You cannot rent apartments to people with no income.
You cannot sustain functioning markets without circulation.
You cannot maintain luxury behind walls forever while the world outside those walls collapses.
You cannot eat stock valuations.

What most people are currently failing to understand is that we are at an inflection point in the growth of automation, robotics, and the development of intelligent technologies. They once lived only in our imagination or in the pages of books found in the science fiction sections of our favorite bookstores. And even those have largely faded into the digital realm. We have literally and somewhat ironically burned our books with that technological wonder aptly named Kindle.

And though no one could have opened a calendar and pointed to a day, month, or year, we all knew the change was coming. The event horizon had been visible long enough for people to write about it, but relatively few were reading those books about the future with a hopeful utopian end. Most imagined the future not as liberation, but as dystopia. Hollywood rarely sold hopeful technological futures because no one would buy those tickets when fear proved more profitable than optimism. So while humanity quietly continued to build the machinery of abundance, we psychologically prepared ourselves for collapse instead, and the corporate entities that held the technological assets behind the walls of patent law continued putting the profits in their pockets.

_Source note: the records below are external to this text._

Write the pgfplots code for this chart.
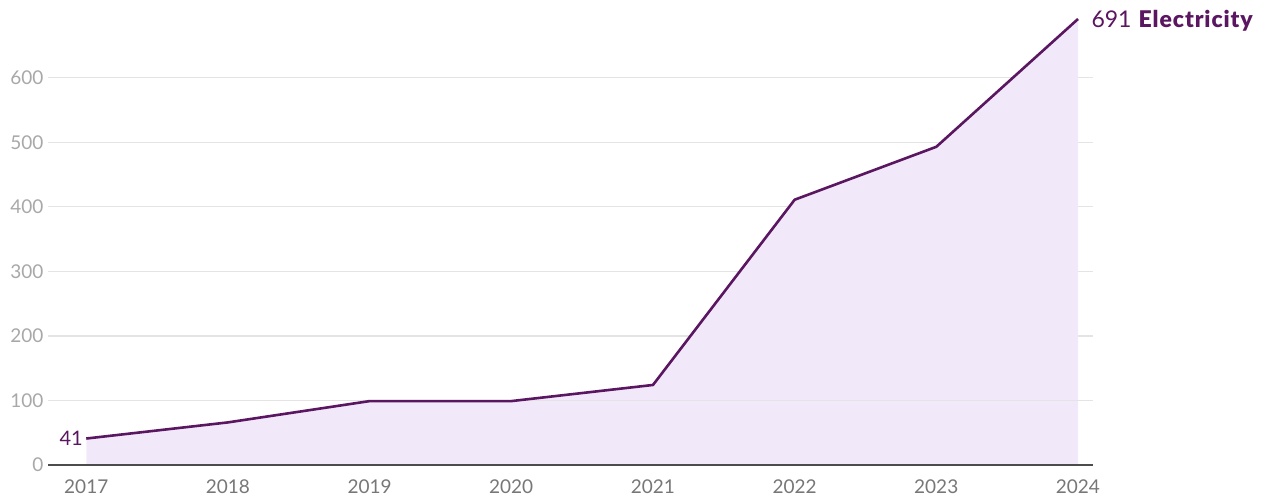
\documentclass[border=0pt]{standalone}
\usepackage{fontspec}
\setmainfont{Lato}
\newfontfamily\blackfont{Lato Black}
\usepackage{pgfplots}
\pgfplotsset{compat=1.18}
\definecolor{linec}{HTML}{5A1660}
\definecolor{fillc}{HTML}{F1E9FA}
\definecolor{gridc}{HTML}{E4E4E4}
\definecolor{ytc}{HTML}{A8A8A8}
\definecolor{xtc}{HTML}{777777}
\begin{document}
\begin{tikzpicture}[x=1pt,y=1pt]
\useasboundingbox (0,0) rectangle (1272,495);
\begin{axis}[
  at={(48pt,30pt)}, anchor=south west,
  scale only axis, width=1045pt, height=446pt,
  xmin=2016.73, xmax=2024.106, ymin=0, ymax=691,
  axis line style={draw=none},
  xtick={2017,...,2024}, ytick={0,100,...,600},
  xticklabel style={font=\fontsize{19}{22}\selectfont, text=xtc, yshift=-11pt},
  yticklabel style={font=\fontsize{19}{22}\selectfont, text=ytc, xshift=-1pt},
  /pgf/number format/assume math mode=true,
  xticklabel={\pgfmathprintnumber[1000 sep={}]{\tick}},
  major tick length=0pt,
  ymajorgrids, grid style={gridc, line width=1.2pt},
  clip=false,
]
\addplot[fill=fillc, draw=none] coordinates {(2017,41)(2018,66)(2019,99)(2020,99)(2021,124)(2022,411)(2023,493)(2024,691)} \closedcycle;
\addplot[draw=gridc, line width=1.2pt] coordinates {(2016.73,100)(2024.106,100)};
\addplot[linec, line width=2.6pt, line join=round] coordinates {(2017,41)(2018,66)(2019,99)(2020,99)(2021,124)(2022,411)(2023,493)(2024,691)};
\draw[color=black!70, line width=1.5pt] (rel axis cs:0,0) -- (rel axis cs:1,0);
\node[anchor=east, text=linec, font=\fontsize{20}{22}\selectfont] at (axis cs:2017,41) {41\hspace{3pt}};
\node[anchor=west, text=linec, font=\fontsize{23}{26}\selectfont, yshift=-2pt] at (axis cs:2024,691) {\hspace{10pt}691\hspace{7pt}{\blackfont\addfontfeatures{LetterSpace=4}Electricity}};
\end{axis}
\end{tikzpicture}
\end{document}
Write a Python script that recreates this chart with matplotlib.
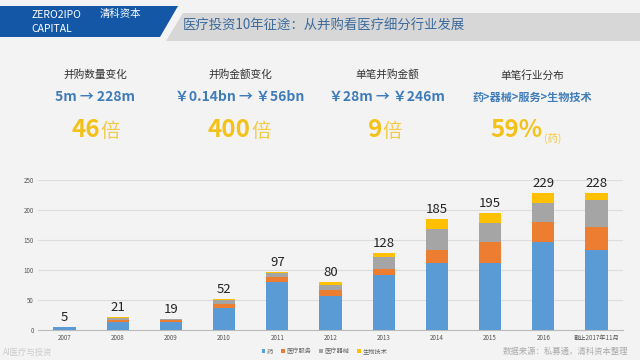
import matplotlib
matplotlib.use("Agg")
import matplotlib.pyplot as plt
from matplotlib.patches import Polygon
import numpy as np

plt.rcParams['font.family'] = ['Noto Sans CJK SC', 'DejaVu Sans']

years = ["2007", "2008", "2009", "2010", "2011", "2012", "2013", "2014", "2015", "2016", "截止2017年11月"]
drug = [5, 13, 14, 37, 80, 57, 92, 112, 111, 147, 133]
service = [0, 4, 2, 7, 9, 10, 10, 22, 36, 33, 38]
device = [0, 3, 3, 6, 6, 8, 19, 34, 32, 31, 46]
biotech = [0, 1, 0, 2, 2, 5, 7, 17, 16, 18, 11]
totals = [5, 21, 19, 52, 97, 80, 128, 185, 195, 229, 228]
series_names = ["药", "医疗服务", "医疗器械", "生物技术"]
colors = ["#5B9BD5", "#ED7D31", "#A5A5A5", "#FFC000"]

stat_titles = ["并购数量变化", "并购金额变化", "单笔并购金额", "单笔行业分布"]
stat_lines = ["5m → 228m", "￥0.14bn → ￥56bn", "￥28m → ￥246m", "药>器械>服务>生物技术"]
stat_big = ["46", "400", "9", "59%"]
stat_suffix = ["倍", "倍", "倍", "(药)"]

W, H = 640, 360
fig = plt.figure(figsize=(6.4, 3.6), dpi=100)
fig.patch.set_facecolor("#F3F3F3")

def fx(x): return x / W
def fy(y): return 1 - y / H

# header gray band
fig.patches.append(Polygon([(fx(183), fy(13)), (fx(640), fy(13)), (fx(640), fy(41)), (fx(166), fy(41))],
                           closed=True, transform=fig.transFigure, facecolor="#D7D7D7", edgecolor="none"))
# blue banner
fig.patches.append(Polygon([(0, fy(6)), (fx(178), fy(6)), (fx(160), fy(37)), (0, fy(37))],
                           closed=True, transform=fig.transFigure, facecolor="#1357A6", edgecolor="none"))
fig.text(fx(31), fy(15), "ZERO2IPO", color="white", fontsize=7.5, va="center", ha="left")
fig.text(fx(31), fy(29), "CAPITAL", color="white", fontsize=7.5, va="center", ha="left")
fig.text(fx(100), fy(14), "清科资本", color="white", fontsize=7.5, va="center", ha="left")
fig.text(fx(183), fy(26), "医疗投资10年征途：从并购看医疗细分行业发展", color="#3C6A9C", fontsize=9.6,
         va="center", ha="left")

centers = [95, 240, 387, 532]
line_sizes = [10, 10, 10, 8]
for cx, t, l, b, s, ls in zip(centers, stat_titles, stat_lines, stat_big, stat_suffix, line_sizes):
    fig.text(fx(cx), fy(75), t, color="#333333", fontsize=7.7, ha="center", va="center")
    fig.text(fx(cx), fy(97), l, color="#3F7CBA", fontsize=ls, fontweight="bold", ha="center", va="center")

big_right = [100, 251, 382, 543]
for br, b, s in zip(big_right, stat_big, stat_suffix):
    fig.text(fx(br), fy(130), b, color="#F3C21A", fontsize=17.5, fontweight="bold", ha="right", va="center")
    if s == "(药)":
        fig.text(fx(br + 1), fy(138), s, color="#F3CB45", fontsize=7.5, ha="left", va="center")
    else:
        fig.text(fx(br), fy(131), s, color="#F3CB45", fontsize=14, ha="left", va="center")

ax = fig.add_axes([fx(38), fy(330), fx(623) - fx(38), fy(180) - fy(330)])
ax.set_facecolor("#F3F3F3")
x = np.arange(len(years))
bottom = np.zeros(len(years))
for vals, name, c in zip([drug, service, device, biotech], series_names, colors):
    ax.bar(x, vals, 0.42, bottom=bottom, color=c, label=name, zorder=3)
    bottom += np.array(vals)
for xi, t in zip(x, totals):
    ax.text(xi, t + 5, str(t), ha="center", va="bottom", fontsize=9.5, color="#222222")
ax.set_ylim(0, 250)
ax.set_xlim(-0.5, len(years) - 0.5)
ax.set_yticks([0, 50, 100, 150, 200, 250])
ax.yaxis.grid(True, color="#DDDDDD", linewidth=0.8, zorder=0)
for sp in ["top", "right", "left"]:
    ax.spines[sp].set_visible(False)
ax.spines["bottom"].set_color("#BBBBBB")
ax.set_xticks(x)
ax.set_xticklabels(years)
ax.tick_params(axis="both", length=0, labelsize=4.5, labelcolor="#555555", pad=3)
ax.legend(loc="upper center", bbox_to_anchor=(0.49, -0.08), ncol=4, frameon=False,
          fontsize=4.5, handlelength=0.6, handleheight=0.6, columnspacing=1.2, handletextpad=0.3,
          labelcolor="#666666")

fig.text(fx(628), fy(351), "数据来源：私募通，清科资本整理", color="#AAAAAA", fontsize=6,
         style="italic", ha="right", va="center")
fig.text(fx(3), fy(352), "AI医疗与投资", color="#CCCCCC", fontsize=6, ha="left", va="center")

fig.savefig("out.png", dpi=100, facecolor=fig.get_facecolor())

But reality rarely announces the turning of an age while we are living through it. Civilizational transitions are almost never experienced as clean breaks between one world and another. More often, they arrive disguised as convenience, efficiency, novelty, and incremental change until eventually the old assumptions beneath everyday life can no longer bear the weight being placed upon them.

And so that is where we currently stand, a path not marked by a sudden, cataclysmic event or a grand proclamation that made the evening news. Instead, it was a quiet, cumulative fading. It was the precise, invisible threshold where “the future” stopped being a distant, gleaming destination we were rushing toward, and silently became the room we were already standing in.

Suddenly, the technologies that once felt like magic became as mundane as plumbing. The ambitions that defined a century mutated from what can we build? to how do we live with what we’ve made? We look at old photographs now, from the eras of paper maps, disconnected silences, and unquantified lives, not just as history, but as an entirely different mode of being human.

We can’t point to a single moment when the old world ended, because it has been fading for some time. But we are now feeling the draft from the door closing behind us and beginning to taste the fruits of the Industrial Revolution. Some of them will be bitter to some, and others quite sweet.

And I believe the reason people are unable to wrap their heads around this change and the kind of financial system and equitable distribution of assets that will be woven into this new tapestry is that they don’t realize that, for all intents and purposes, the current game being played is Monopoly. They don’t understand that in this new future, the rules of the game will need to change. The board can stay the same, but the game’s goal and rules will need to be rewritten. A new economic constitution, if you will.

Monopoly vs. The Commons. A new age and with it, new rules.

In this new scenario, this new game, we will no longer be playing for the victory condition of Monopoly, where one player accumulates nearly all the assets while the rest collapse into bankruptcy.

The Commons will operate differently. The objective will not be concentration, but circulation. Not domination, but participation. Citizens themselves become stakeholders in the technological infrastructure of civilization through shared ownership of the systems increasingly responsible for generating abundance. Automated equity or techno-feudalism. Those are the two roads now diverging before us.